Any experienced working group would do this job in one hour, since Myanmar does not need any more papers produced by sophisticated authors, but a bundle of bold legal and organizational measures. The country and its economic situation has been studied by so many experts for so long that redoing it again is a shame and insult to all those experts outside and inside the country.

Just forget about academic exercises like this one. The author, for sure, is full of good will, but for the government it is an excuse for not taking action. There is enough expertise and knowledge in the country to reduce poverty at a fast pace, no need for this type of self satisfaction. It has the same value as Western sanctions–nearly none, except for the authors.

Poverty reduction in Myanmar is (basically) more than simple: introduce and practice a state of law, apply existing laws correctly, organize the banking system in a way people can use the kyat like real money and not like black market merchandise, including Mickey Mouse money like the FEC (which even retired minister General Abel promised to drop in 2001), reduce the incredibly high and abusive spread of tea money for everything and service in the country, make the government budget transparent and use it to build up education, health, and a working (technically) and efficient government, including infrastructure and services for the country.

There is no academic paper explaining why the main railway station in Yangon is such a dirty, disorganized, chaotic and extremely poor place. The simple answer: there is nobody responsible for cleaning it properly, organizing it in a professional way, and getting the poor people working there happy enough to do a better job. They need a reasonable salary, proper training and superiors who motivate them to do their work properly.

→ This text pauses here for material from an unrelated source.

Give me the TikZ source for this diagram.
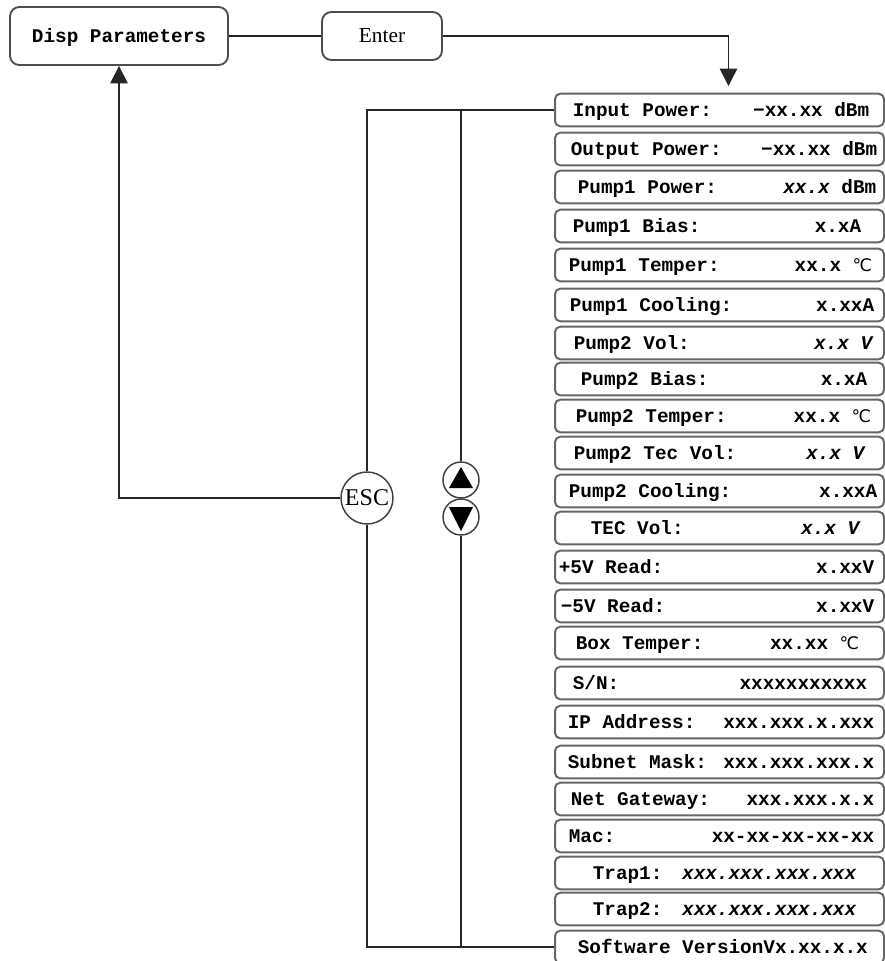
\documentclass[tikz,border=0pt]{standalone}
\usepackage{fontspec}
\setmainfont{Liberation Serif}
\newfontfamily\dispmono{Liberation Mono}
\newfontfamily\degfont{DejaVu Sans}
\usetikzlibrary{arrows.meta}
\newcommand{\degc}{{\degfont\mdseries\fontsize{13pt}{15pt}\selectfont ℃}}

\begin{document}
\begin{tikzpicture}[x=0.75pt,y=-0.75pt,line width=1.2pt,draw=black!85,
  menu/.style={draw=black!70,rounded corners=7pt,line width=1.4pt,inner sep=0pt},
  row/.style={draw=black!60,rounded corners=4pt,line width=1.5pt,inner sep=0pt,
    minimum width=246.75pt,minimum height=24.5pt},
  mono/.style={inner sep=0pt,text height=9.5pt,text depth=0pt,
    font=\dispmono\bfseries\fontsize{14.5pt}{16pt}\selectfont},
  lbl/.style={mono,anchor=west},
  val/.style={mono,anchor=east},
  key/.style={circle,draw=black!75,line width=1.1pt,inner sep=0pt},
  tip/.style={-{Triangle[length=13pt,width=13pt]}}]
\useasboundingbox (0,0) rectangle (885,961);

% menu keys
\node[menu,minimum width=163.5pt,minimum height=43.5pt,mono] (disp) at (119,36) {Disp Parameters};
\node[menu,minimum width=90pt,minimum height=36pt,font=\fontsize{16pt}{18pt}\selectfont] (enter) at (382,36) {Enter};
\node[key,minimum size=39pt,font=\fontsize{18pt}{20pt}\selectfont] (esc) at (367,498) {ESC};
\node[key,minimum size=27pt] (up) at (461,480) {};
\node[key,minimum size=27pt] (down) at (461,517) {};
\fill (461,467) -- (449,488) -- (473,488) -- cycle;
\fill (461,531) -- (449,507) -- (473,507) -- cycle;

% parameter list
\node[row] (r1) at (719.5,110) {};
\node[lbl] (l1) at (572,110) {Input Power:};
\node[val] (v1) at (870,110) {−xx.xx dBm};
\node[row] (r2) at (719.5,149) {};
\node[lbl] (l2) at (570,149) {Output Power:};
\node[val] (v2) at (878,149) {−xx.xx dBm};
\node[row] (r3) at (719.5,187) {};
\node[lbl] (l3) at (577,187) {Pump1 Power:};
\node[val] (v3) at (877,187) {\itshape xx.x \upshape dBm};
\node[row] (r4) at (719.5,226) {};
\node[lbl] (l4) at (572,226) {Pump1 Bias:};
\node[val] (v4) at (862,226) {x.xA};
\node[row] (r5) at (719.5,265) {};
\node[lbl] (l5) at (568,265) {Pump1 Temper:};
\node[val] (v5) at (873,265) {xx.x \degc};
\node[row] (r6) at (719.5,305) {};
\node[lbl] (l6) at (569,305) {Pump1 Cooling:};
\node[val] (v6) at (875,305) {x.xxA};
\node[row] (r7) at (719.5,343) {};
\node[lbl] (l7) at (573,343) {Pump2 Vol:};
\node[val] (v7) at (873,343) {\itshape x.x V};
\node[row] (r8) at (719.5,379) {};
\node[lbl] (l8) at (580,379) {Pump2 Bias:};
\node[val] (v8) at (868,379) {x.xA};
\node[row] (r9) at (719.5,416) {};
\node[lbl] (l9) at (575,416) {Pump2 Temper:};
\node[val] (v9) at (872,416) {xx.x \degc};
\node[row] (r10) at (719.5,453) {};
\node[lbl] (l10) at (573,453) {Pump2 Tec Vol:};
\node[val] (v10) at (865,453) {\itshape x.x V};
\node[row] (r11) at (719.5,491) {};
\node[lbl] (l11) at (568,491) {Pump2 Cooling:};
\node[val] (v11) at (878,491) {x.xxA};
\node[row] (r12) at (719.5,528) {};
\node[lbl] (l12) at (590,528) {TEC Vol:};
\node[val] (v12) at (860,528) {\itshape x.x V};
\node[row] (r13) at (719.5,567) {};
\node[lbl] (l13) at (558,567) {+5V Read:};
\node[val] (v13) at (875,567) {x.xxV};
\node[row] (r14) at (719.5,606) {};
\node[lbl] (l14) at (560,606) {−5V Read:};
\node[val] (v14) at (875,606) {x.xxV};
\node[row] (r15) at (719.5,643) {};
\node[lbl] (l15) at (575,643) {Box Temper:};
\node[val] (v15) at (860,643) {xx.xx \degc};
\node[row] (r16) at (719.5,683) {};
\node[lbl] (l16) at (572,683) {S/N:};
\node[val] (v16) at (868,683) {xxxxxxxxxxx};
\node[row] (r17) at (719.5,722) {};
\node[lbl] (l17) at (567,722) {IP Address:};
\node[val] (v17) at (875,722) {xxx.xxx.x.xxx};
\node[row] (r18) at (719.5,762) {};
\node[lbl] (l18) at (567,762) {Subnet Mask:};
\node[val] (v18) at (875,762) {xxx.xxx.xxx.x};
\node[row] (r19) at (719.5,799) {};
\node[lbl] (l19) at (570,799) {Net Gateway:};
\node[val] (v19) at (875,799) {xxx.xxx.x.x};
\node[row] (r20) at (719.5,836) {};
\node[lbl] (l20) at (568,836) {Mac:};
\node[val] (v20) at (875,836) {xx-xx-xx-xx-xx};
\node[row] (r21) at (719.5,873) {};
\node[lbl] (l21) at (592,873) {Trap1:};
\node[val] (v21) at (857,873) {\itshape xxx.xxx.xxx.xxx};
\node[row] (r22) at (719.5,909) {};
\node[lbl] (l22) at (592,909) {Trap2:};
\node[val] (v22) at (857,909) {\itshape xxx.xxx.xxx.xxx};
\node[row] (r23) at (719.5,947) {};
\node[lbl] (l23) at (577,947) {Software VersionVx.xx.x.x};

% connectors
\draw (disp) -- (enter);
\draw[tip,shorten >=5pt] (enter.east) -| ([shift={(9,0)}]r1.north);
\draw (r1.west) -| (esc.north);
\draw (up.north) -- (up.north |- r1.west);
\draw[tip] (esc.west) -| (disp.south);
\draw (esc.south) |- (r23.west);
\draw (down.south) -- (down.south |- r23.west);
\end{tikzpicture}
\end{document}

These are the basics to run a railway station and to run a whole country. No new government can solve those problems fast; they have to start by looking for the bottleneck priorities. And without creating jobs for the people at the same time there is no need to define ‘poverty’. Having no job or having a very poorly paid job results in poverty, that's all. And another bottleneck: if the government budget is not sufficient (and an excuse for not creating jobs), how can it be that mega projects, pipelines and dams are starting everywhere and private construction booms, filling selective pockets only?

Not my business to answer; diplomats don't interfere. Today, I was just utterly shocked by reading the above paper and I strongly suggest to government and non-government ‘experts’ to stop wasting time with unnecessary paper production–such papers work like the inefficient sanctions and will not help at all to reduce poverty.